**Stated problem**
Write out only the lines from the start of the entries up to and including the line with "const fitSigma = [0.10, 0.095, 0.18, 0.30];"; please skip the pictures.

====== Source material

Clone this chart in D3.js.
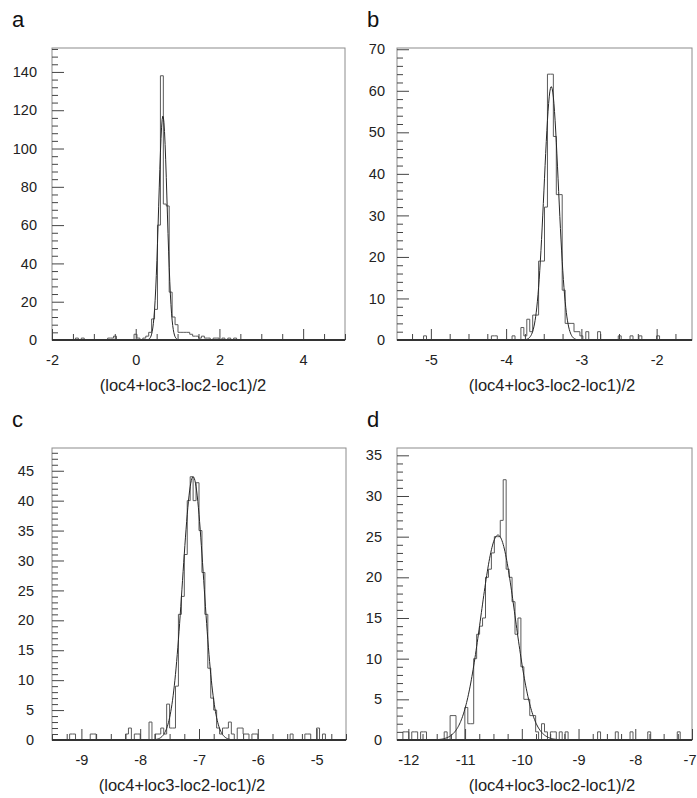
<!DOCTYPE html>
<html><head><meta charset="utf-8">
<script src="https://cdn.jsdelivr.net/npm/d3@7"></script>
<style>
html,body{margin:0;padding:0;background:#fff;}
svg{display:block;font-family:"Liberation Sans",Arial,Helvetica,sans-serif;}
</style></head>
<body>
<svg id="chart" width="697" height="798"></svg>
<script>
// Entries per bin, 100 equal-width bins in each histogram
const countsA = [
  0,0,0,0,0,0,0,0,1,0,
  1,0,0,0,0,0,0,0,0,1,
  1,2,0,0,0,0,0,0,3,1,
  0,1,2,4,11,16,60,138,71,70,
  25,12,8,4,4,4,4,3,2,2,
  1,2,1,1,0,1,1,0,1,0,
  1,0,1,0,0,0,0,0,0,0,
  0,0,0,0,0,0,0,0,0,0,
  0,0,0,0,0,0,0,0,0,0,
  0,0,0,0,0,0,0,0,0,0
];
const countsB = [
  0,0,0,0,0,0,0,0,0,1,
  0,0,0,0,0,0,0,0,0,0,
  0,0,0,0,0,0,0,0,0,0,
  0,0,1,1,0,0,0,0,0,1,
  0,0,3,1,5,2,6,6,19,19,
  32,64,64,49,35,35,12,4,4,4,
  2,2,1,0,2,0,0,0,2,0,
  0,0,0,0,0,1,0,0,0,1,
  0,0,1,0,0,0,0,0,1,0,
  0,0,0,0,0,0,0,0,0,0
];
const countsC = [
  0,0,0,0,0,0,1,1,0,0,
  0,0,0,1,1,0,0,0,0,0,
  0,0,0,0,0,1,2,0,1,1,
  0,0,0,3,0,1,1,2,1,6,
  2,2,9,21,24,31,40,44,40,43,
  35,28,21,12,7,5,2,1,2,2,
  3,1,0,2,2,1,1,0,1,1,
  0,0,0,0,0,0,0,0,0,0,
  0,1,0,0,0,0,1,1,0,0,
  2,0,1,0,0,0,0,0,0,0
];
const countsD = [
  0,0,1,1,0,1,1,0,1,1,
  0,0,0,0,0,0,1,0,3,3,
  0,0,0,4,2,2,10,13,14,15,
  20,21,23,25,25,27,32,21,20,17,
  13,15,9,5,5,3,3,1,0,2,
  1,0,1,1,0,1,0,1,0,0,
  0,0,0,0,0,0,0,0,1,0,
  0,0,0,0,1,0,0,0,0,1,
  0,0,0,0,0,1,0,0,0,0,
  0,0,0,0,0,1,0,0,0,0
];

// Histogram x ranges and y-axis maxima
const rangeA = [-2, 5];
const rangeB = [-5.45, -1.53];
const rangeC = [-9.5, -4.5];
const rangeD = [-12.2, -7.0];
const yMaxes = [152.5, 70.3, 48.8, 35.9];

// Gaussian fit parameters (constant, mean, sigma) for a, b, c, d
const fitConstant = [117, 61, 44, 25.2];
const fitMean = [0.65, -3.40, -7.10, -10.42];
const fitSigma = [0.10, 0.095, 0.18, 0.30];

// Axis tick values
const xMajorA = [-2, 0, 2, 4];
const xMajorB = [-5, -4, -3, -2];
const xMajorC = [-9, -8, -7, -6, -5];
const xMajorD = [-12, -11, -10, -9, -8, -7];
const yMajorA = [0, 20, 40, 60, 80, 100, 120, 140];
const yMajorB = [0, 10, 20, 30, 40, 50, 60, 70];
const yMajorC = [0, 5, 10, 15, 20, 25, 30, 35, 40, 45];
const yMajorD = [0, 5, 10, 15, 20, 25, 30, 35];
const xMinorSteps = [0.5, 0.25, 0.25, 0.25];
const yMinorSteps = [4, 2, 1, 1];

const panelLetters = ["a", "b", "c", "d"];
const axisTitle = "(loc4+loc3-loc2-loc1)/2";

// Page layout: frame [left, right, top, bottom], letter anchor, title anchor
const layout = [
  {frame: [52, 345, 48, 340], letter: [12, 27], yPad: 15, title: [183, 391]},
  {frame: [397, 692, 48, 340], letter: [367, 27], yPad: 12, title: [552, 391]},
  {frame: [52, 346, 448, 740], letter: [12, 427], yPad: 18, title: [182, 791]},
  {frame: [397, 692, 448, 740], letter: [367, 427], yPad: 15, title: [552, 791]}
];

const panels = [
  {counts: countsA, range: rangeA, xMajor: xMajorA, yMajor: yMajorA},
  {counts: countsB, range: rangeB, xMajor: xMajorB, yMajor: yMajorB},
  {counts: countsC, range: rangeC, xMajor: xMajorC, yMajor: yMajorC},
  {counts: countsD, range: rangeD, xMajor: xMajorD, yMajor: yMajorD}
];

const svg = d3.select("#chart");
const pageWidth = 697;
const labelColor = "#222";
const fmt = d => String(d);

function stepsWithin(lo, hi, step, skip) {
  const out = [];
  const start = Math.ceil(lo / step - 1e-9) * step;
  for (let v = start; v <= hi + 1e-9; v += step) {
    const r = Math.round(v * 1000) / 1000;
    if (!skip.some(s => Math.abs(s - r) < 1e-6)) out.push(r);
  }
  return out;
}

function styleAxis(sel, fontSize) {
  sel.select(".domain").remove();
  sel.selectAll(".tick line").attr("stroke", "#444").attr("stroke-width", 1);
  sel.selectAll(".tick text")
    .attr("fill", labelColor)
    .attr("font-size", fontSize)
    .attr("font-family", "'Liberation Sans', Arial, sans-serif");
  sel.attr("font-family", null).attr("font-size", null);
}

panels.forEach((p, i) => {
  const L = layout[i];
  const [fx0, fx1, fy0, fy1] = L.frame;
  const x = d3.scaleLinear().domain(p.range).range([fx0, fx1]);
  const y = d3.scaleLinear().domain([0, yMaxes[i]]).range([fy1, fy0]);
  const g = svg.append("g").attr("class", "panel-" + panelLetters[i]);

  // frame
  g.append("rect")
    .attr("x", fx0).attr("y", fy0)
    .attr("width", fx1 - fx0).attr("height", fy1 - fy0)
    .attr("fill", "#fff").attr("stroke", "#8c8c8c").attr("stroke-width", 1);

  // histogram outline
  const n = p.counts.length;
  const w = (p.range[1] - p.range[0]) / n;
  const pts = [[p.range[0], 0]];
  p.counts.forEach((c, k) => pts.push([p.range[0] + k * w, c]));
  pts.push([p.range[1], p.counts[n - 1]]);
  pts.push([p.range[1], 0]);
  const stepLine = d3.line().x(d => x(d[0])).y(d => y(d[1])).curve(d3.curveStepAfter);
  g.append("path").attr("d", stepLine(pts))
    .attr("fill", "none").attr("stroke", "#5a5a5a").attr("stroke-width", 1);

  // Gaussian fit
  const gauss = v => fitConstant[i] * Math.exp(-0.5 * Math.pow((v - fitMean[i]) / fitSigma[i], 2));
  const xs = d3.range(0, 501).map(j => p.range[0] + (p.range[1] - p.range[0]) * j / 500);
  const fitLine = d3.line().x(v => x(v)).y(v => y(gauss(v)));
  g.append("path").attr("d", fitLine(xs))
    .attr("fill", "none").attr("stroke", "#262626").attr("stroke-width", 1);

  // x axis: minor then major ticks drawn inward
  const xMinor = stepsWithin(p.range[0], p.range[1], xMinorSteps[i], p.xMajor);
  g.append("g").attr("transform", `translate(0,${fy1})`)
    .call(d3.axisBottom(x).tickValues(xMinor).tickSize(-6).tickFormat(""))
    .call(s => styleAxis(s, 14.5));
  const xg = g.append("g").attr("transform", `translate(0,${fy1})`)
    .call(d3.axisBottom(x).tickValues(p.xMajor).tickSize(-11).tickPadding(15).tickFormat(fmt))
    .call(s => styleAxis(s, 14.5));
  // keep a label that sits on the page edge fully inside the page
  xg.selectAll(".tick text").each(function(d) {
    const t = d3.select(this);
    const bb = this.getBBox();
    const right = x(d) + bb.width / 2;
    if (right > pageWidth - 1) t.attr("dx", (pageWidth - 1 - right) + "px");
  });

  // y axis
  const yMinor = stepsWithin(0, yMaxes[i], yMinorSteps[i], p.yMajor);
  g.append("g").attr("transform", `translate(${fx0},0)`)
    .call(d3.axisLeft(y).tickValues(yMinor).tickSize(-6).tickFormat(""))
    .call(s => styleAxis(s, 14.5));
  g.append("g").attr("transform", `translate(${fx0},0)`)
    .call(d3.axisLeft(y).tickValues(p.yMajor).tickSize(-12).tickPadding(L.yPad).tickFormat(fmt))
    .call(s => styleAxis(s, 14.5));

  // darker baseline of the x axis
  g.append("line")
    .attr("x1", fx0).attr("x2", fx1).attr("y1", fy1).attr("y2", fy1)
    .attr("stroke", "#333").attr("stroke-width", 1.8);

  // axis title
  g.append("text")
    .attr("x", L.title[0]).attr("y", L.title[1])
    .attr("text-anchor", "middle")
    .attr("font-size", 16.5).attr("fill", labelColor)
    .text(axisTitle);

  // panel letter
  g.append("text")
    .attr("x", L.letter[0]).attr("y", L.letter[1])
    .attr("font-size", 22).attr("fill", "#111")
    .text(panelLetters[i]);
});
</script>
</body></html>
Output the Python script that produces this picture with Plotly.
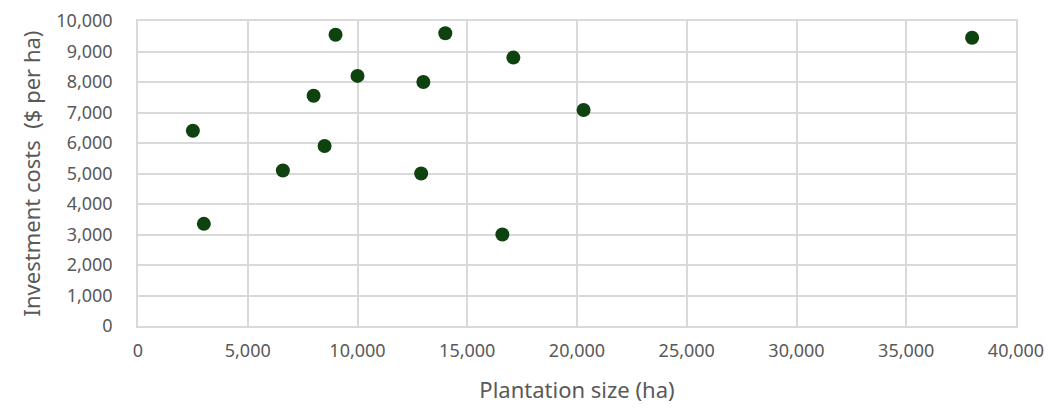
import plotly.graph_objects as go

plantation_size_ha = [2500, 3000, 6600, 8000, 8500, 9000, 10000, 12900, 13000, 14000, 16600, 17100, 20300, 38000]
investment_cost_usd_per_ha = [6400, 3350, 5100, 7550, 5900, 9550, 8200, 5000, 8000, 9600, 3000, 8800, 7080, 9450]

x_ticks = [0, 5000, 10000, 15000, 20000, 25000, 30000, 35000, 40000]
y_ticks = [0, 1000, 2000, 3000, 4000, 5000, 6000, 7000, 8000, 9000, 10000]

font_family = "Noto Sans, Open Sans, sans-serif"
text_color = "#595959"
grid_color = "#d9d9d9"

fig = go.Figure(
    go.Scatter(
        x=plantation_size_ha,
        y=investment_cost_usd_per_ha,
        mode="markers",
        marker=dict(size=14, color="#0e420e"),
        showlegend=False,
        cliponaxis=False,
    )
)

# page body has an 8px default margin; margins compensate for it
fig.update_layout(
    width=1053,
    height=408,
    margin=dict(l=130, r=45, t=13, b=90, autoexpand=False),
    paper_bgcolor="white",
    plot_bgcolor="white",
    font=dict(family=font_family, color=text_color, size=15),
    xaxis=dict(
        range=[0, 40000],
        tickvals=x_ticks,
        ticktext=[f"{v:,}" for v in x_ticks],
        showgrid=True,
        gridcolor=grid_color,
        gridwidth=1.5,
        zeroline=False,
        showline=True,
        linecolor=grid_color,
        linewidth=1.5,
        mirror=True,
        ticks="outside",
        ticklen=8,
        tickcolor="rgba(0,0,0,0)",
        tickfont=dict(size=18, color=text_color),
        title=dict(text="Plantation size (ha)", font=dict(size=22, color=text_color), standoff=21),
    ),
    yaxis=dict(
        range=[0, 10000],
        tickvals=y_ticks,
        ticktext=[f"{v:,}" for v in y_ticks],
        showgrid=True,
        gridcolor=grid_color,
        gridwidth=1.5,
        zeroline=False,
        showline=True,
        linecolor=grid_color,
        linewidth=1.5,
        mirror=True,
        ticks="outside",
        ticklen=20,
        tickcolor="rgba(0,0,0,0)",
        tickfont=dict(size=18, color=text_color),
        title=dict(text="Investment costs  ($ per ha)", font=dict(size=22, color=text_color), standoff=10),
    ),
)

fig.write_html("out.html")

============

**Complete response**
Clone this chart in D3.js.
<!DOCTYPE html>
<html><head><meta charset="utf-8">
<script src="https://cdn.jsdelivr.net/npm/d3@7"></script>
<style>
html,body{margin:0;padding:0;background:#fff;}
svg{display:block;font-family:"Liberation Sans",Arial,Helvetica,sans-serif;}
</style></head>
<body>
<svg id="chart" width="697" height="798"></svg>
<script>
// Entries per bin, 100 equal-width bins in each histogram
const countsA = [
  0,0,0,0,0,0,0,0,1,0,
  1,0,0,0,0,0,0,0,0,1,
  1,2,0,0,0,0,0,0,3,1,
  0,1,2,4,11,16,60,138,71,70,
  25,12,8,4,4,4,4,3,2,2,
  1,2,1,1,0,1,1,0,1,0,
  1,0,1,0,0,0,0,0,0,0,
  0,0,0,0,0,0,0,0,0,0,
  0,0,0,0,0,0,0,0,0,0,
  0,0,0,0,0,0,0,0,0,0
];
const countsB = [
  0,0,0,0,0,0,0,0,0,1,
  0,0,0,0,0,0,0,0,0,0,
  0,0,0,0,0,0,0,0,0,0,
  0,0,1,1,0,0,0,0,0,1,
  0,0,3,1,5,2,6,6,19,19,
  32,64,64,49,35,35,12,4,4,4,
  2,2,1,0,2,0,0,0,2,0,
  0,0,0,0,0,1,0,0,0,1,
  0,0,1,0,0,0,0,0,1,0,
  0,0,0,0,0,0,0,0,0,0
];
const countsC = [
  0,0,0,0,0,0,1,1,0,0,
  0,0,0,1,1,0,0,0,0,0,
  0,0,0,0,0,1,2,0,1,1,
  0,0,0,3,0,1,1,2,1,6,
  2,2,9,21,24,31,40,44,40,43,
  35,28,21,12,7,5,2,1,2,2,
  3,1,0,2,2,1,1,0,1,1,
  0,0,0,0,0,0,0,0,0,0,
  0,1,0,0,0,0,1,1,0,0,
  2,0,1,0,0,0,0,0,0,0
];
const countsD = [
  0,0,1,1,0,1,1,0,1,1,
  0,0,0,0,0,0,1,0,3,3,
  0,0,0,4,2,2,10,13,14,15,
  20,21,23,25,25,27,32,21,20,17,
  13,15,9,5,5,3,3,1,0,2,
  1,0,1,1,0,1,0,1,0,0,
  0,0,0,0,0,0,0,0,1,0,
  0,0,0,0,1,0,0,0,0,1,
  0,0,0,0,0,1,0,0,0,0,
  0,0,0,0,0,1,0,0,0,0
];

// Histogram x ranges and y-axis maxima
const rangeA = [-2, 5];
const rangeB = [-5.45, -1.53];
const rangeC = [-9.5, -4.5];
const rangeD = [-12.2, -7.0];
const yMaxes = [152.5, 70.3, 48.8, 35.9];

// Gaussian fit parameters (constant, mean, sigma) for a, b, c, d
const fitConstant = [117, 61, 44, 25.2];
const fitMean = [0.65, -3.40, -7.10, -10.42];
const fitSigma = [0.10, 0.095, 0.18, 0.30];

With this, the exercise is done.